I'm going to tell you something I generally only discuss with people I'm considering as potential long-term committed sexual partners:
I do not believe it would be ethically or morally right for me to terminate a healthy pregnancy, so I won't do it. If I become pregnant, and the fetus and I are physically able to survive and thrive, I will carry the baby to term and raise it. The level of the father's involvement will be at a minimum fiscal, and based on our relationship at the time. I won't sleep with anyone who can't accept that reality. I have great respect for the two or three partners over the years who've said "Yeah, I am really not ready to be a father in any way shape or form and I am not willing to take that risk," and either limited involvement with me to non-risk behaviours or ended the relationship entirely. That takes a lot of self-awareness and integrity.
Why won't I terminate a healthy pregnancy? Because I'm physically, emotionally, and financially able to take care of a child. Because I'm educated about birth control and pregnancy. Because I have access to reasonably effective, reliable birth control. Because I live in a city where I have access to emergency contraception in the event of rape, and good prenatal care in the event of accidental pregnancy. Because, to me, an unplanned pregnancy would be inconvenient and perhaps a little awkward to explain to my conservative employers, but it would not require me to give up an education or a career or other opportunities.
There are personal reasons and spiritual reasons and all manner of other reasons, but what really matters? Two things:
1. That I have the right and legal protection to make whatever my choice might be, with the guidance of a trusted physician, and receive safe, legal, reasonably priced healthcare.
2. That I understand that no part of my personal reasoning for whether or not I would choose to terminate a pregnancy has any bearing whatsoever on the decisions another woman might make.
In Texas right now, laws are being passed to deny women the right to terminate a pregnancy after 20 weeks. Many proponents of these laws say "Well, isn't five months enough time to decide?"
You know what? Maybe it is, and maybe it isn't. Maybe a woman's just found out she and her husband are carriers for a potentially devastating disease. Maybe she's escaping an abusive relationship and knows her ex will use a custody fight to keep stalking her if she has the baby. Maybe she's got erratic periods and she didn't find out she was pregnant until her fifth month, and she's been taking medicines that cause birth defects the whole time.

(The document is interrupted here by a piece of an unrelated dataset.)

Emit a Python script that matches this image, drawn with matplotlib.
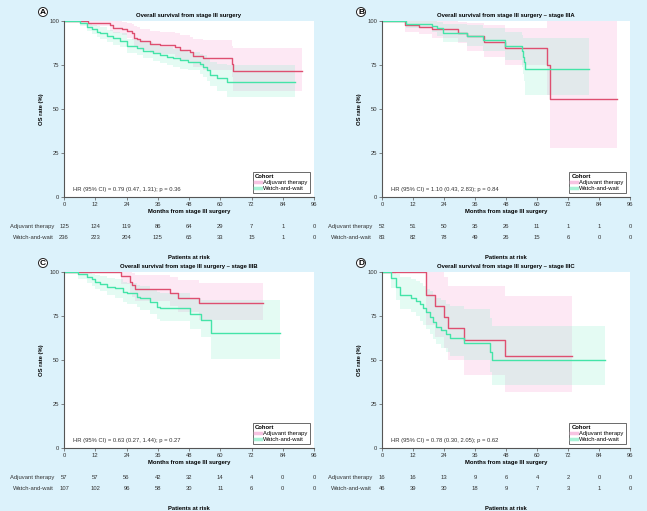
import matplotlib
matplotlib.use("Agg")
import matplotlib.pyplot as plt
import matplotlib.transforms as mtransforms
from matplotlib.lines import Line2D

plt.rcParams['font.family'] = ['Liberation Sans', 'DejaVu Sans']

# ---- risk table data ----
months = [0, 12, 24, 36, 48, 60, 72, 84, 96]
groups = ['Adjuvant therapy', 'Watch-and-wait']

a_risk_adj = [125, 124, 119, 86, 64, 29, 7, 1, 0]
a_risk_ww = [236, 223, 204, 125, 65, 33, 15, 1, 0]
b_risk_adj = [52, 51, 50, 35, 26, 11, 1, 1, 0]
b_risk_ww = [83, 82, 78, 49, 26, 15, 6, 0, 0]
c_risk_adj = [57, 57, 56, 42, 32, 14, 4, 0, 0]
c_risk_ww = [107, 102, 96, 58, 30, 11, 6, 0, 0]
d_risk_adj = [16, 16, 13, 9, 6, 4, 2, 0, 0]
d_risk_ww = [46, 39, 30, 18, 9, 7, 3, 1, 0]

# ---- survival curves (step times, OS %, CI lower, CI upper, last follow-up) ----
a_adj_t = [0, 9.3, 17.7, 18.9, 22.1, 24.1, 26, 26.9, 28.2, 29.2, 33, 36.9, 42.6, 44.5, 48.4, 49.7, 53.5, 64.4, 65]
a_adj_s = [100, 99, 97.7, 96.2, 95.5, 94.3, 93, 90.6, 89.7, 88.4, 86.9, 86.4, 85, 83.7, 82.2, 80.3, 78.8, 75.4, 71.5]
a_adj_lo = [100, 97, 94.5, 93, 92, 90.5, 89, 86, 85, 83.5, 82, 81, 79.5, 78, 76, 74, 72, 68, 60.5]
a_adj_hi = [100, 100, 100, 100, 99.5, 99, 98.5, 97, 96.5, 95.5, 94.5, 94, 93, 92, 91, 90, 89, 86, 84.5]
a_adj_end = 91.3

a_ww_t = [0, 6.1, 8.7, 10.6, 12.5, 13.8, 16.4, 18.9, 21.5, 24.1, 27.9, 30.5, 34.3, 36.9, 39.4, 42, 44.5, 47.7, 52.2, 53.5, 54.8, 56.1, 58.6, 62.5]
a_ww_s = [100, 98.7, 96.8, 95.3, 93.9, 93, 91.5, 90.2, 88.8, 85.8, 84.5, 83.1, 82, 80.7, 79.7, 78.8, 77.8, 76.9, 75.6, 74, 72.2, 69.3, 67.4, 65.2]
a_ww_lo = [100, 97, 94.5, 92.5, 91, 90, 88, 86.5, 85, 82, 80.5, 79, 77.5, 76, 75, 74, 73, 72, 70, 68, 66, 63, 60, 57]
a_ww_hi = [100, 100, 99, 98, 97, 96.5, 95, 94, 93, 90, 89, 88, 87, 85.5, 85, 84, 83, 82.5, 81.5, 80.5, 79, 76.5, 75.5, 75]
a_ww_end = 88.7

b_adj_t = [0, 8.9, 14.5, 19.2, 29.5, 32.8, 39.5, 47.5, 63.7, 65]
b_adj_s = [100, 97.5, 96.5, 95.5, 93.2, 91.5, 88.3, 84.8, 75, 55.5]
b_adj_lo = [100, 94, 92.5, 90.5, 87.5, 83, 79.5, 75, 58, 28]
b_adj_hi = [100, 100, 100, 100, 99.5, 99, 98, 96, 100, 100]
b_adj_end = 91.1

b_ww_t = [0, 9.4, 19.2, 21.2, 23.7, 32.8, 39.2, 47.6, 54.1, 54.7, 55.1, 55.4]
b_ww_s = [100, 98.5, 97.3, 95.8, 93, 91.5, 89.2, 85.7, 83, 79.5, 76.5, 72.5]
b_ww_lo = [100, 96, 93.5, 91.5, 88, 86, 83, 78, 74, 70, 66, 58]
b_ww_hi = [100, 100, 100, 99.5, 98.5, 97.5, 96, 93.5, 92, 90.5, 90.5, 90.5]
b_ww_end = 80.3

c_adj_t = [0, 22, 25.3, 26, 27.3, 40.7, 43.9, 52]
c_adj_s = [100, 97.5, 94.5, 92.6, 90.2, 87.9, 85.3, 82.2]
c_adj_lo = [100, 93, 88, 86, 83.5, 80.5, 77.5, 72.5]
c_adj_hi = [100, 100, 100, 99.5, 98.5, 97, 95.5, 94]
c_adj_end = 76.5

c_ww_t = [0, 5.5, 8.7, 10.6, 11.9, 13.8, 16.4, 19.6, 22.8, 24.1, 27.9, 29.2, 33, 35.6, 36.9, 48.2, 52.7, 56.5]
c_ww_s = [100, 98.7, 97.3, 96, 94.5, 93, 91.7, 90.7, 88.8, 87.9, 86, 85, 82.8, 80.3, 79.4, 75.9, 72.7, 65.2]
c_ww_lo = [100, 96, 94, 92, 90.5, 89, 87, 85.5, 83, 82, 80, 78.5, 76, 73.5, 72, 67.5, 63, 50.5]
c_ww_hi = [100, 100, 99.5, 99, 98.5, 97.5, 96.5, 96, 94.5, 94, 92.5, 92, 90.5, 88.5, 88, 85.5, 84, 84]
c_ww_end = 83

d_adj_t = [0, 17.2, 20.4, 24, 25.5, 31.7, 47.5]
d_adj_s = [100, 86.9, 80.9, 74.6, 68.4, 61.4, 52.5]
d_adj_lo = [100, 70, 63, 57, 50, 41.5, 32]
d_adj_hi = [100, 100, 100, 97, 92, 92, 86.5]
d_adj_end = 73.7

d_ww_t = [0, 3.6, 5.5, 6.8, 11.4, 13.3, 14.6, 15.9, 17.2, 18.5, 19.7, 21, 23, 24.9, 26.2, 31.7, 41.7, 42.7]
d_ww_s = [100, 96.8, 91.7, 87, 85, 83.5, 81.6, 79.4, 77.1, 74.6, 71.8, 68.9, 67, 64.6, 62.3, 59.5, 54.4, 50]
d_ww_lo = [100, 91, 84, 79, 77, 75, 72, 70, 67.5, 65, 62, 59, 57, 54.5, 52, 50, 43, 36]
d_ww_hi = [100, 100, 99, 97, 96, 95, 93.5, 92, 90.5, 89, 87, 85, 84, 82, 80.5, 79, 74, 69.5]
d_ww_end = 86.2

titles = ['Overall survival from stage III surgery',
          'Overall survival from stage III surgery \u2013 stage IIIA',
          'Overall survival from stage III surgery \u2013 stage IIIB',
          'Overall survival from stage III surgery \u2013 stage IIIC']
hr_texts = ['HR (95% CI) = 0.79 (0.47, 1.31); p = 0.36',
            'HR (95% CI) = 1.10 (0.43, 2.83); p = 0.84',
            'HR (95% CI) = 0.63 (0.27, 1.44); p = 0.27',
            'HR (95% CI) = 0.78 (0.30, 2.05); p = 0.62']
letters = ['A', 'B', 'C', 'D']

bg = '#dcf2fb'
red = '#de4f70'
green = '#44e4a8'
pink_fill = '#f9a6d6'
green_fill = '#86f0cb'

panels = [
    (a_adj_t, a_adj_s, a_adj_lo, a_adj_hi, a_adj_end, a_ww_t, a_ww_s, a_ww_lo, a_ww_hi, a_ww_end, a_risk_adj, a_risk_ww),
    (b_adj_t, b_adj_s, b_adj_lo, b_adj_hi, b_adj_end, b_ww_t, b_ww_s, b_ww_lo, b_ww_hi, b_ww_end, b_risk_adj, b_risk_ww),
    (c_adj_t, c_adj_s, c_adj_lo, c_adj_hi, c_adj_end, c_ww_t, c_ww_s, c_ww_lo, c_ww_hi, c_ww_end, c_risk_adj, c_risk_ww),
    (d_adj_t, d_adj_s, d_adj_lo, d_adj_hi, d_adj_end, d_ww_t, d_ww_s, d_ww_lo, d_ww_hi, d_ww_end, d_risk_adj, d_risk_ww),
]

fig = plt.figure(figsize=(6.47, 5.11), dpi=100, facecolor=bg)
W, H = 647.0, 511.0
# axes boxes in pixels: left, top, right, bottom
boxes = [(64, 21, 314, 197), (382, 21, 630, 197), (64, 272, 314, 448), (382, 272, 630, 448)]

fs = 4.2


def draw_curve(ax, t, s, lo, hi, end, line_col, fill_col, fill_alpha):
    tt = list(t) + [end]
    ss = list(s) + [s[-1]]
    ll = list(lo) + [lo[-1]]
    hh = list(hi) + [hi[-1]]
    ax.fill_between(tt, ll, hh, step='post', color=fill_col, alpha=fill_alpha, linewidth=0)
    ax.step(tt, ss, where='post', color=line_col, linewidth=1.0)


for i, p in enumerate(panels):
    l, t, r, b = boxes[i]
    ax = fig.add_axes([l / W, 1 - b / H, (r - l) / W, (b - t) / H])
    ax.set_facecolor('white')
    draw_curve(ax, p[0], p[1], p[2], p[3], p[4], red, pink_fill, 0.25)
    draw_curve(ax, p[5], p[6], p[7], p[8], p[9], green, green_fill, 0.22)

    ax.set_xlim(0, 96)
    ax.set_ylim(0, 100)
    ax.set_xticks(months)
    ax.set_yticks([0, 25, 50, 75, 100])
    for side in ['top', 'right']:
        ax.spines[side].set_visible(False)
    for side in ['left', 'bottom']:
        ax.spines[side].set_color('#555555')
        ax.spines[side].set_linewidth(0.8)
    ax.tick_params(labelsize=fs, length=2, width=0.5, color='#555555', labelcolor='#333333', pad=1.5)
    ax.set_title(titles[i], fontsize=fs, fontweight='bold', pad=3)
    ax.set_ylabel('OS rate (%)', fontsize=fs, fontweight='bold', labelpad=4)
    ax.set_xlabel('Months from stage III surgery', fontsize=fs, fontweight='bold', labelpad=1.5)

    ax.text(0.036, 0.045, hr_texts[i], transform=ax.transAxes, fontsize=fs, va='center', ha='left', color='#333333')

    handles = [Line2D([], [], color=red, linewidth=0.6), Line2D([], [], color=green, linewidth=0.6)]
    leg = ax.legend(handles, groups, title='Cohort', loc='lower right', bbox_to_anchor=(0.995, 0.005),
                    fontsize=fs, title_fontsize=fs, frameon=True, fancybox=False,
                    handlelength=1.0, handletextpad=0.4, borderpad=0.35, labelspacing=0.15,
                    alignment='left')
    leg.get_title().set_fontweight('bold')
    leg.get_frame().set_edgecolor('#444444')
    leg.get_frame().set_linewidth(0.7)
    for lh, fc in zip(leg.get_lines(), ['#f7c3e2', '#a8f2d6']):
        lh.set_color(fc)
        lh.set_linewidth(2.5)

    # risk table
    trans = mtransforms.blended_transform_factory(ax.transData, ax.transAxes)
    for row, (name, vals) in enumerate(zip(groups, [p[10], p[11]])):
        y = -0.165 - 0.066 * row
        ax.text(-0.04, y, name, transform=ax.transAxes, fontsize=fs, ha='right', va='center', color='#333333')
        for m, v in zip(months, vals):
            ax.text(m, y, str(v), transform=trans, fontsize=fs, ha='center', va='center', color='#333333')
    ax.text(0.5, -0.341, 'Patients at risk', transform=ax.transAxes, fontsize=fs, fontweight='bold',
            ha='center', va='center')

    # panel letter
    fig.text((l - 21) / W, 1 - (t - 9) / H, letters[i], fontsize=6, fontweight='bold', ha='center', va='center',
             bbox=dict(boxstyle='circle,pad=0.12', facecolor='white', edgecolor='#222222', linewidth=0.7))

fig.savefig('out.png', dpi=100, facecolor=bg)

And maybe, just maybe, nothing in that last paragraph matters because a woman seeking an abortion at any time, for any reason, does not need to justify it to me or to anyone else. Maybe there should only have to BE two people in that room when the choice is made, and one of them should be the patient and the other should be the doctor. Maybe we should trust women to know their lives, and their needs, and their capabilities, far better than any other person would know them, and make their decisions accordingly. Maybe we should assume that a woman considering an abortion has already talked to her partner, her mother, her spiritual advisor, her therapist, or anyone else whose input she feels is important to the decision, and does not need a governmental mandate to do so.
A lot of people say "If you don't have a uterus, you don't have a right to an opinion on abortion." I disagree absolutely. We all, every one of us, have the right to that opinion, and the right to speak it freely, and I think that as long as we can do so respectfully, we have an obligation to speak our minds freely. I believe that a clear and open discussion of the moral and ethical issues surrounding sexuality, pregnancy, abortion, and parenthood is long overdue in this country because we'll never stop using shame and fear to control sexuality until we can have those conversations openly and without judgment.
What we don't have? The right to turn opinion into law. The right to assume there is a common religious morality that should direct legislation. We don't have the right to assume our choices are a universal ideal and judge or shame those who don't fit it. We don't have the right to claim a moral high ground we do not actually hold, and deny essential healthcare funding (and access) in a perversion of 'Christian values'. We don't have the right to establish rules regarding when others should have 'made up their minds' or whether someone's reasons are 'good enough'.
There are dozens of reasons a woman might end a pregnancy, and dozens of reasons she might not. I refuse to split hairs, to even engage in the act of finding 'defensible abortions' that justify why a woman might have a 'reasonable' explanation for it. I say, absolutely, that it does not matter to me that another woman might choose differently than I might. It matters to me that both of us are given equal respect and freedom to make those choices, and equal care and opportunity to carry out our choices in the way that is healthiest for all concerned.